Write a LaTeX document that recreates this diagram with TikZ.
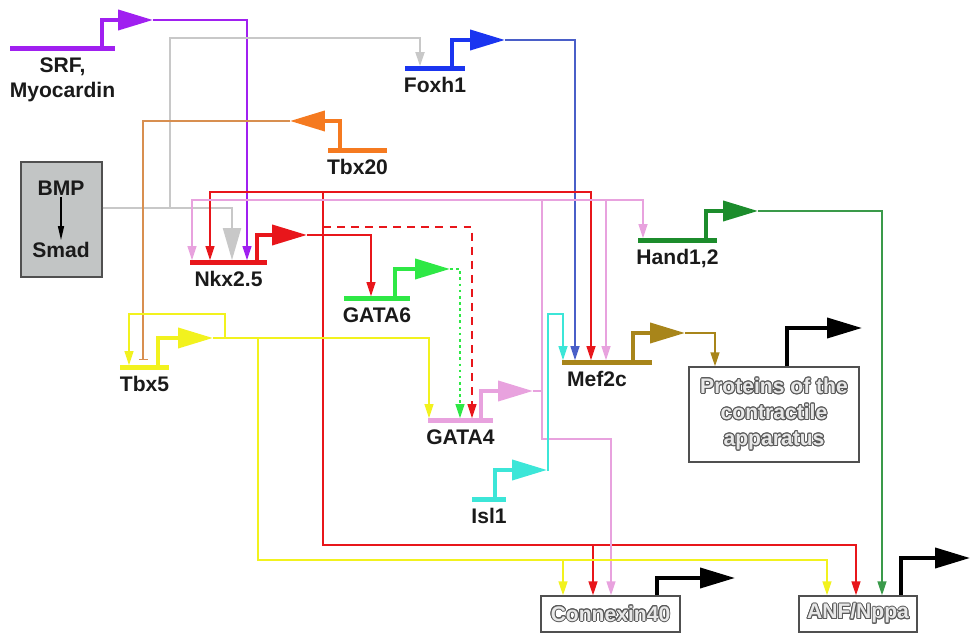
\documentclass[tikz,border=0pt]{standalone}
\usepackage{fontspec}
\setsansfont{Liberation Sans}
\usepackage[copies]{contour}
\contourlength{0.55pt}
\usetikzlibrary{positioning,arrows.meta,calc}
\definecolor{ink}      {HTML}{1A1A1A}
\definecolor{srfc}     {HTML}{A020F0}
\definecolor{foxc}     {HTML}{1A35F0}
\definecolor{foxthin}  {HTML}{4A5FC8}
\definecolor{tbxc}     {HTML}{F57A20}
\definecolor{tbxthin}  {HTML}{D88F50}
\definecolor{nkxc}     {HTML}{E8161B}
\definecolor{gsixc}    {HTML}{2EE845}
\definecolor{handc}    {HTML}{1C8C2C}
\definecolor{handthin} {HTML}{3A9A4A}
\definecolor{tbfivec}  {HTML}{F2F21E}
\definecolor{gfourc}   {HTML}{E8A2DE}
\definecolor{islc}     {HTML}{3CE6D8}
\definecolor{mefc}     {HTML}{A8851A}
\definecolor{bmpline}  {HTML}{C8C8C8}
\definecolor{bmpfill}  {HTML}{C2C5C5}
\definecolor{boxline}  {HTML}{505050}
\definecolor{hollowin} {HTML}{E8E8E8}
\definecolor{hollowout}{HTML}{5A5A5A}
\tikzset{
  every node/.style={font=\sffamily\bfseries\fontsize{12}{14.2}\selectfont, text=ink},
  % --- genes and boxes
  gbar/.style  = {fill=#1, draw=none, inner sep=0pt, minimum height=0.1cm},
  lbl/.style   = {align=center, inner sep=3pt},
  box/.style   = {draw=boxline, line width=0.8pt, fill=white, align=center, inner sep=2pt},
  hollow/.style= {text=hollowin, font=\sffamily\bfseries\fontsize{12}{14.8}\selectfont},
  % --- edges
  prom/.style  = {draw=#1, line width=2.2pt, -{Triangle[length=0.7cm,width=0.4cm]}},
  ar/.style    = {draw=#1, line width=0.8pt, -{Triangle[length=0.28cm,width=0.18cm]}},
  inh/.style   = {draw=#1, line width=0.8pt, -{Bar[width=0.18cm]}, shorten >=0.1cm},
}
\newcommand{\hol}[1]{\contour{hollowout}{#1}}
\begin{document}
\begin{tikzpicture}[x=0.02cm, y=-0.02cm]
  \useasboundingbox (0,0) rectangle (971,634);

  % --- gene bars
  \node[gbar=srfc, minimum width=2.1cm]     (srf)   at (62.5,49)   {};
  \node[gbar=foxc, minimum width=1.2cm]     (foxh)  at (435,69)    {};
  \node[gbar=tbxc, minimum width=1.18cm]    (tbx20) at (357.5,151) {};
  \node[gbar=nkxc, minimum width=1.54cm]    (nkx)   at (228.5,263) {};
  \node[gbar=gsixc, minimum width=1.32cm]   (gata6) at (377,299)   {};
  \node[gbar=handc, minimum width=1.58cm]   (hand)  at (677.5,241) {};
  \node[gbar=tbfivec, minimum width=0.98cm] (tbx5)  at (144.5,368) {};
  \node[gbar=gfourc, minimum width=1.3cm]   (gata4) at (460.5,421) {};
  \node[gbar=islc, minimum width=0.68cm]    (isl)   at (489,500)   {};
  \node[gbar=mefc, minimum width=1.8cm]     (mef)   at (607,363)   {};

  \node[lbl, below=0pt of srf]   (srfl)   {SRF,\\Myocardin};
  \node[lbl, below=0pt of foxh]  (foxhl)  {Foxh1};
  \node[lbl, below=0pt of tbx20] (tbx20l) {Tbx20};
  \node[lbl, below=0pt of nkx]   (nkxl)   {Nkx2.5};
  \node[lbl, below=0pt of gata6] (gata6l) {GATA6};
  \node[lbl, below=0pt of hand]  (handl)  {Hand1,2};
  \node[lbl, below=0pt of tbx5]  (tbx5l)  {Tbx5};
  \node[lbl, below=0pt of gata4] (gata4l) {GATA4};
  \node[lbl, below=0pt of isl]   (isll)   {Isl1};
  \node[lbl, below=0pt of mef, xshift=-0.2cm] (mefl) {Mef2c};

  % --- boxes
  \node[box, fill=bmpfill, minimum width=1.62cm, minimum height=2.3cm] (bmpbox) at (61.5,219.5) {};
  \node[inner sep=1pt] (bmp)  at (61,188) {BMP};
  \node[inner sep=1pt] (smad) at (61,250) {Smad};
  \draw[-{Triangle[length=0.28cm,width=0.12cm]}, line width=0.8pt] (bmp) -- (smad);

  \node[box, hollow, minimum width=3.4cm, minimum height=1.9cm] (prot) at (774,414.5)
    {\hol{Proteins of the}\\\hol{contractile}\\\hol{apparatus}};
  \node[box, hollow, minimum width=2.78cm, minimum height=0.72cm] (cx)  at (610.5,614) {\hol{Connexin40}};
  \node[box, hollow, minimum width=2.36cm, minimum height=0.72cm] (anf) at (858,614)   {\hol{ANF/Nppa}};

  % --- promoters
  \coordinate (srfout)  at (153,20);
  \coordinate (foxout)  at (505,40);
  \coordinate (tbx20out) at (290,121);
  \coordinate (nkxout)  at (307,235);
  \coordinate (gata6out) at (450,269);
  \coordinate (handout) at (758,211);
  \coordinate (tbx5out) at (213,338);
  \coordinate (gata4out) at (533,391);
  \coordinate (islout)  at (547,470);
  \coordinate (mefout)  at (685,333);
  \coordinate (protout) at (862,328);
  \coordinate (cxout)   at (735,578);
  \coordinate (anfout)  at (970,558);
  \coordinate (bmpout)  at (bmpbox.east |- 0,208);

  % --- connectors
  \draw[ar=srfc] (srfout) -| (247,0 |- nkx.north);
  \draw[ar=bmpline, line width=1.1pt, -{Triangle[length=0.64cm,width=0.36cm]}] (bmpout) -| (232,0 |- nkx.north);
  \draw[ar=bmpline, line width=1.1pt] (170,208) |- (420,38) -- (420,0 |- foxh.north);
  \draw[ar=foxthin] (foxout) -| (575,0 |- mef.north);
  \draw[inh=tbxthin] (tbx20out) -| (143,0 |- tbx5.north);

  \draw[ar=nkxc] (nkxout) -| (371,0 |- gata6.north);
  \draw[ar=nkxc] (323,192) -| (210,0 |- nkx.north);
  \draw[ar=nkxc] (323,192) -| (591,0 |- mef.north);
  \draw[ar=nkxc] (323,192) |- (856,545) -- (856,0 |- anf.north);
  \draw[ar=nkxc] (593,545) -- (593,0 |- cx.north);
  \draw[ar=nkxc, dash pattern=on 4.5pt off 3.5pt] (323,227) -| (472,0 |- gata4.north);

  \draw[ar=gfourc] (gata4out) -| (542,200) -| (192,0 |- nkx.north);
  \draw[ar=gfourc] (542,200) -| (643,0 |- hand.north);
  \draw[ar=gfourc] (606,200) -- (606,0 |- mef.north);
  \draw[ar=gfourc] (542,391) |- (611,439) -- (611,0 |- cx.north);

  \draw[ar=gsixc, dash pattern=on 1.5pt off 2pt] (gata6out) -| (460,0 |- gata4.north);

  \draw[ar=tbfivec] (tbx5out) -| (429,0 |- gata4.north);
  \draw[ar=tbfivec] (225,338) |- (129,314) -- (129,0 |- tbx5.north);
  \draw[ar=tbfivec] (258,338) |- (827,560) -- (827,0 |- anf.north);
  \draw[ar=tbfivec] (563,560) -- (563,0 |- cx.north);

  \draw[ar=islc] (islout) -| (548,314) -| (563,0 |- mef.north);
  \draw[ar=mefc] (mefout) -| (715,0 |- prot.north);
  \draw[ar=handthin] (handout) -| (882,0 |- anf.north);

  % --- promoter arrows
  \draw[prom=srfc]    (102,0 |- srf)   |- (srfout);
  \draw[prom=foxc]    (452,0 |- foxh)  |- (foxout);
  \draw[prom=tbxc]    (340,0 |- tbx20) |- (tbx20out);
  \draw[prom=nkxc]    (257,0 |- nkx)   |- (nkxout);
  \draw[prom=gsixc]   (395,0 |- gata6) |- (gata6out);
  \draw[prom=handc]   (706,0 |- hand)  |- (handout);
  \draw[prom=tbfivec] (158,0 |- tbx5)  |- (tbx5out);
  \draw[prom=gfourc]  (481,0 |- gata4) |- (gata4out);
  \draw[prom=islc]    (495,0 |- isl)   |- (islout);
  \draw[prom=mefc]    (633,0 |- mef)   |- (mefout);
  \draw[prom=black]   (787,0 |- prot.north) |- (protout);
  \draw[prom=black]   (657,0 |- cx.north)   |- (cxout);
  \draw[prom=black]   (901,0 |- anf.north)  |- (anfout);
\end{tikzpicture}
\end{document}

● ● ● ●

INSTRUCTIONS FOR THE TASK - Return only the lines running from the top of the data to the line that holds "(0,0) rectangle (971,634);". Include both of those lines, but skip the pictures.

RESPONSE TO THE TASK -
Write a LaTeX document that recreates this diagram with TikZ.
\documentclass[tikz,border=0pt]{standalone}
\usepackage{fontspec}
\setsansfont{Liberation Sans}
\usepackage[copies]{contour}
\contourlength{0.55pt}
\usetikzlibrary{positioning,arrows.meta,calc}
\definecolor{ink}      {HTML}{1A1A1A}
\definecolor{srfc}     {HTML}{A020F0}
\definecolor{foxc}     {HTML}{1A35F0}
\definecolor{foxthin}  {HTML}{4A5FC8}
\definecolor{tbxc}     {HTML}{F57A20}
\definecolor{tbxthin}  {HTML}{D88F50}
\definecolor{nkxc}     {HTML}{E8161B}
\definecolor{gsixc}    {HTML}{2EE845}
\definecolor{handc}    {HTML}{1C8C2C}
\definecolor{handthin} {HTML}{3A9A4A}
\definecolor{tbfivec}  {HTML}{F2F21E}
\definecolor{gfourc}   {HTML}{E8A2DE}
\definecolor{islc}     {HTML}{3CE6D8}
\definecolor{mefc}     {HTML}{A8851A}
\definecolor{bmpline}  {HTML}{C8C8C8}
\definecolor{bmpfill}  {HTML}{C2C5C5}
\definecolor{boxline}  {HTML}{505050}
\definecolor{hollowin} {HTML}{E8E8E8}
\definecolor{hollowout}{HTML}{5A5A5A}
\tikzset{
  every node/.style={font=\sffamily\bfseries\fontsize{12}{14.2}\selectfont, text=ink},
  % --- genes and boxes
  gbar/.style  = {fill=#1, draw=none, inner sep=0pt, minimum height=0.1cm},
  lbl/.style   = {align=center, inner sep=3pt},
  box/.style   = {draw=boxline, line width=0.8pt, fill=white, align=center, inner sep=2pt},
  hollow/.style= {text=hollowin, font=\sffamily\bfseries\fontsize{12}{14.8}\selectfont},
  % --- edges
  prom/.style  = {draw=#1, line width=2.2pt, -{Triangle[length=0.7cm,width=0.4cm]}},
  ar/.style    = {draw=#1, line width=0.8pt, -{Triangle[length=0.28cm,width=0.18cm]}},
  inh/.style   = {draw=#1, line width=0.8pt, -{Bar[width=0.18cm]}, shorten >=0.1cm},
}
\newcommand{\hol}[1]{\contour{hollowout}{#1}}
\begin{document}
\begin{tikzpicture}[x=0.02cm, y=-0.02cm]
  \useasboundingbox (0,0) rectangle (971,634);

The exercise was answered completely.